%%

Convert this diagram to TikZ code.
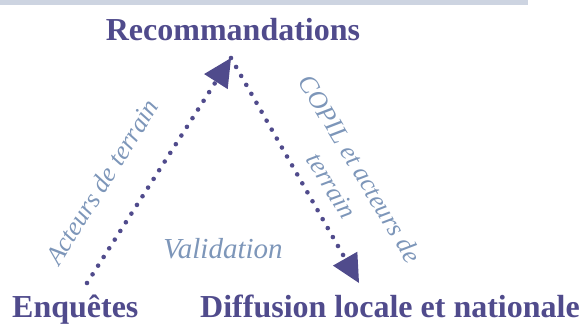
\documentclass[tikz,border=0pt]{standalone}
\usepackage{fontspec}
\setmainfont{Liberation Serif}
\usetikzlibrary{arrows.meta}
\definecolor{deep}{HTML}{504B8C}
\definecolor{soft}{HTML}{7D96B9}
\definecolor{barc}{HTML}{CDD4E1}
\tikzset{
  title/.style={text=deep, font=\bfseries\fontsize{32}{38}\selectfont, inner sep=0pt},
  lab/.style={text=soft, font=\itshape\fontsize{26}{33}\selectfont, inner sep=0pt},
  dotline/.style={draw=deep, line width=4.6pt, line cap=round, dash pattern=on 0pt off 10.3pt,
    -{Triangle[length=28pt,width=28pt,line width=0pt,fill=deep]}}
}
\begin{document}
\begin{tikzpicture}[x=1pt,y=1pt]
\useasboundingbox (0,0) rectangle (582,325);
\fill[barc] (0,320) rectangle (528,325);
\node[title, anchor=base] (rec) at (233,285) {Recommandations};
\node[title, anchor=base west] (enq) at (12,8) {Enquêtes};
\node[title, anchor=base west] (diff) at (200,8) {Diffusion locale et nationale};
\coordinate (enqpt) at (87,42);
\coordinate (apex) at (231,267);
\coordinate (diffpt) at (359,42);
\draw[dotline] (enqpt) -- (apex);
\draw[dotline] (apex) -- (diffpt);
\node[lab, font=\itshape\fontsize{29}{33}\selectfont, anchor=base] (val) at (223,67) {Validation};
\node[lab, rotate=58] (act) at (102,143) {Acteurs de terrain};
\node[lab, rotate=-59, align=center] (copil) at (346,148) {COPIL et acteurs de\\terrain};
\end{tikzpicture}
\end{document}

%%

Task requirements |
Copy the listing exactly. Any image in it stays out of the copy.

Result for this task |
Convert this diagram to TikZ code.
\documentclass[tikz,border=0pt]{standalone}
\usepackage{fontspec}
\setmainfont{Liberation Serif}
\usetikzlibrary{arrows.meta}
\definecolor{deep}{HTML}{504B8C}
\definecolor{soft}{HTML}{7D96B9}
\definecolor{barc}{HTML}{CDD4E1}
\tikzset{
  title/.style={text=deep, font=\bfseries\fontsize{32}{38}\selectfont, inner sep=0pt},
  lab/.style={text=soft, font=\itshape\fontsize{26}{33}\selectfont, inner sep=0pt},
  dotline/.style={draw=deep, line width=4.6pt, line cap=round, dash pattern=on 0pt off 10.3pt,
    -{Triangle[length=28pt,width=28pt,line width=0pt,fill=deep]}}
}
\begin{document}
\begin{tikzpicture}[x=1pt,y=1pt]
\useasboundingbox (0,0) rectangle (582,325);
\fill[barc] (0,320) rectangle (528,325);
\node[title, anchor=base] (rec) at (233,285) {Recommandations};
\node[title, anchor=base west] (enq) at (12,8) {Enquêtes};
\node[title, anchor=base west] (diff) at (200,8) {Diffusion locale et nationale};
\coordinate (enqpt) at (87,42);
\coordinate (apex) at (231,267);
\coordinate (diffpt) at (359,42);
\draw[dotline] (enqpt) -- (apex);
\draw[dotline] (apex) -- (diffpt);
\node[lab, font=\itshape\fontsize{29}{33}\selectfont, anchor=base] (val) at (223,67) {Validation};
\node[lab, rotate=58] (act) at (102,143) {Acteurs de terrain};
\node[lab, rotate=-59, align=center] (copil) at (346,148) {COPIL et acteurs de\\terrain};
\end{tikzpicture}
\end{document}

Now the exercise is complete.